Below are my notes after reading Shape Up, from Basecamp. This free e-book can be quickly summarized with, “How Basecamp approaches software development.”

Raw Idea

A raw idea is something like, “The customer wants a calendar”. Sometimes the raw ideas are very exciting, but we should temper the expectations.

Define the time around a good idea. Either

Don’t shut down an idea right away, but don’t give the impression of excitement, meaning it will get done.

Take the time to get more information. Talk to the users. Adjust the scope. Get details.

Grab-Bags

Beware of grab-bags. “Redesigns” or “refactoring”. Caused by a lack of expectations. “Redesign the files” vs. “Add previews to files”.

Appetite

Appetite is defined as the value of a project. How important is it. How well understood is it? Until it is well understood, you cannot define how much you want it. If you constrain an idea to a Small Batch, is it still as enticing?

Each idea is fixed to a specific timeframe, so you have fixed time but variable scope. If a project won’t fit in 6 weeks, can it be broken up smaller?

Appetite is applied at each part of the process. Even the R&D time. How much appetite should we put in? Given the appetite, how much can we accomplish?

Find the Elements

Closed door exercise without technical experts.

Adds value to the Raw Idea. Can still walk away as not too much has been added. Gives ammunition if we do walk away, to set the appetite later. Keep these organized!

Either work alone, or work with people who work at the same speed / level.

Avoid getting too specific too deep. Stay as high as you can while still answering:

This is not a deliverable! This is an approach for how to solve the problem.

Breadboarding

Closed door activity without technical experts. Discuss components, not specific design.

Drawing three things:

Column layout. Place name at the top, and a line. Affordances below the line. Connection lines from an Affordance to a Place.

This is flexible, change as needed. Leave old stuff around.

Fat Marker Sketches

Helps slow down so you’re not jumping ahead to too high of a fidelity.

Visual ideas require drawing. Adding details should be almost impossible. Crank up the size of the marker / pen (in digital).

Output

The output of either is a list of elements. Affordances from either Fat Marker or Breadboarding.

Room for Designers

Leaving out the details leaves the designer free from unintended direction. However, a designer does not need so much freedom that they get lost looking for, “Which is better?”

Risks and Rabbit Holes

Closed door exercise to search out risks and rabbit holes before design begins.

Identifying risks is about depth of the project. What are the rabbit holes we can fall down? What are the stumbling blocks? Is what we’re talking about even possible in the timelines?

This is the time to resolve technical unknowns. The suggestion is to walk through the customer experience in slow motion.

“Out of Bounds” is a set of requirements you WILL NOT include in this specific scope. For example, we may not address adding a second credit card processor to each Payment Collector, when creating the Payment Collectors system. Define that for another scope.

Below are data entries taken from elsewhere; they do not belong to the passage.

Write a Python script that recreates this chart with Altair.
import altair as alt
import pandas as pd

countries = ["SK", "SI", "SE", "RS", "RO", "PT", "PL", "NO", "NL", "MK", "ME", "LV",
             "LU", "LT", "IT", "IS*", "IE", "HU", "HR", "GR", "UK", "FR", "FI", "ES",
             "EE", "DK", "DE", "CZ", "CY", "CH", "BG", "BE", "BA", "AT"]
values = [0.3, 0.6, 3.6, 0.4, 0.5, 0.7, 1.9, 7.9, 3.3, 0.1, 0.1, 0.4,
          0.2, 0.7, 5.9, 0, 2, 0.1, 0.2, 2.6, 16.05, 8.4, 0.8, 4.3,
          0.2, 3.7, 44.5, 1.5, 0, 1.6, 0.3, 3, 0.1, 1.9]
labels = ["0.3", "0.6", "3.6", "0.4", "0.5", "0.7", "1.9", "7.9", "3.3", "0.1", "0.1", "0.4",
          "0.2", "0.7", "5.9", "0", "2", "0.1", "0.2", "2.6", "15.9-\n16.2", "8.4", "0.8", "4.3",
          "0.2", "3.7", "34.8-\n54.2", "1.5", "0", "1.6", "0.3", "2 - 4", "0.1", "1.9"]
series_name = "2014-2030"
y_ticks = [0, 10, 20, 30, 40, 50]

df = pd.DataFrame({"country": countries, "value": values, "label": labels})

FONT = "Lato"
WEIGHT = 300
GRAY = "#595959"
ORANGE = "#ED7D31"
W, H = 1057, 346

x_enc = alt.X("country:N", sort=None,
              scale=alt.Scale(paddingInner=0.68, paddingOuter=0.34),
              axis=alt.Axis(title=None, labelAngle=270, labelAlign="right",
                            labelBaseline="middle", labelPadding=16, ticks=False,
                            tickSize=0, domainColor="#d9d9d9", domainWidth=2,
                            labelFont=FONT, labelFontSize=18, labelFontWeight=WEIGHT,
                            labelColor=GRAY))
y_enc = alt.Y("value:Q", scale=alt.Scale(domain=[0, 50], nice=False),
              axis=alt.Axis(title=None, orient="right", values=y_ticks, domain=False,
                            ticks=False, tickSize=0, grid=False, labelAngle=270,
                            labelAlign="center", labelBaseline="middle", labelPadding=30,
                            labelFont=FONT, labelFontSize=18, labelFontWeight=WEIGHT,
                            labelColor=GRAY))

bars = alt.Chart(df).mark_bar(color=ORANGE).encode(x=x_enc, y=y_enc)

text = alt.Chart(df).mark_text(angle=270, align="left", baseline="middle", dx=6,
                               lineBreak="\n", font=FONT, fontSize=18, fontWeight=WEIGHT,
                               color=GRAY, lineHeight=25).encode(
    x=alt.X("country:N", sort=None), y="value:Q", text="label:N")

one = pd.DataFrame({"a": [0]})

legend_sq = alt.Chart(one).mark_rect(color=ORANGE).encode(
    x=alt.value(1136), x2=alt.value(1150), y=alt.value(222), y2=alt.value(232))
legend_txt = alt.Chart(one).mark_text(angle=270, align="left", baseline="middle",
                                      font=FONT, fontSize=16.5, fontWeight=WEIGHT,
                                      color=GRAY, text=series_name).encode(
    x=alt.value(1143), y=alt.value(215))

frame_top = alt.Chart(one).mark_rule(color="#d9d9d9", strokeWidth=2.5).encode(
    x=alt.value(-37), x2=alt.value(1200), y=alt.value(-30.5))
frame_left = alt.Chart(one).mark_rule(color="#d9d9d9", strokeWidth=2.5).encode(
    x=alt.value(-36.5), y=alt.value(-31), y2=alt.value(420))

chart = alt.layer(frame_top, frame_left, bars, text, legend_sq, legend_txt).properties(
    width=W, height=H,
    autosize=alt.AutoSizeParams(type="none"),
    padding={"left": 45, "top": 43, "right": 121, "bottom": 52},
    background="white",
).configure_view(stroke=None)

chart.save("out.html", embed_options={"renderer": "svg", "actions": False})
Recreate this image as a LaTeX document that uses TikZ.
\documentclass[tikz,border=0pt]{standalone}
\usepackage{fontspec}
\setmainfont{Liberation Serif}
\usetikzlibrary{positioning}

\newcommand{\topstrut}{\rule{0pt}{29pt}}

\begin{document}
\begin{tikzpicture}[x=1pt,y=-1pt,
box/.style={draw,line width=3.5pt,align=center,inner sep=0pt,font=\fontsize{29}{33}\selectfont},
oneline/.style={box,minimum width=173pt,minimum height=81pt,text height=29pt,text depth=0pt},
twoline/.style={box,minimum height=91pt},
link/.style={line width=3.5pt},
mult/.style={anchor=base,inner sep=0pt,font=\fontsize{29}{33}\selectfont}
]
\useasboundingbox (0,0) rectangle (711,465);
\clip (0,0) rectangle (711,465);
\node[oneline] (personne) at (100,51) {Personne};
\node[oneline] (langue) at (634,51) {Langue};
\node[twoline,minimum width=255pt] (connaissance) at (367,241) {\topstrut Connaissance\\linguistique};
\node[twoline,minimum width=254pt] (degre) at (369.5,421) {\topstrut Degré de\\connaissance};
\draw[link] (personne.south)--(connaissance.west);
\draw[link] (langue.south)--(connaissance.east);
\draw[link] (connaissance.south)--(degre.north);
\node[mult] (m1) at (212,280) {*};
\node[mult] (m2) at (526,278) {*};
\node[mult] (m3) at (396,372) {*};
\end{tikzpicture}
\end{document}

While defining out of bounds is also a good time to cut things back. If a feature is a “nice-to-have”, define it as such, but make it ancillary to the project at hand. Do not list it in the main features.

While defining risks, may need to present the idea to technical experts. Rather than write it up, present it more whiteboard-y. “Keep the clay wet, so they can contribute”. Less “This is something coming”, and more “This is an idea I have, but don’t tell anyone.” Beware “Is this possible?”, as anything is possible. Be more specific. “Is this possible in six weeks?” “Is this possible with pure CSS?” Emphasize that you’re looking for ways this could blow up in your face, not looking for additional scope. Making sure the plan is safe. Shrinking the scope is OK! If they can simplify it, awesome!

Write The Pitch

The pitch puts the breadboarded and shaped feature into a format anyone should be able to understand.

Ingredients:

Never present a solution without a Problem. What if this Problem only effects one person, for a few minutes per month. Appetite is a part of the problem statement, as it limits the amount of time to fix the problem.

The Solution outlines what we’re working on, so that nebulous statements like, “The customers don’t like it”, do not pass muster. Add disclaimers where design may be shown in a drawing, but is still flexible.

Pitches should be stored where they can be read asynchronously. Where each better can review in their own time, keeping the “betting” time short.

Bets, not Backlogs

Backlogs take time to maintain. Each better can keep track of the pitches that don’t get implemented. No centralized lists, but each person can keep their own lists to advocate for later.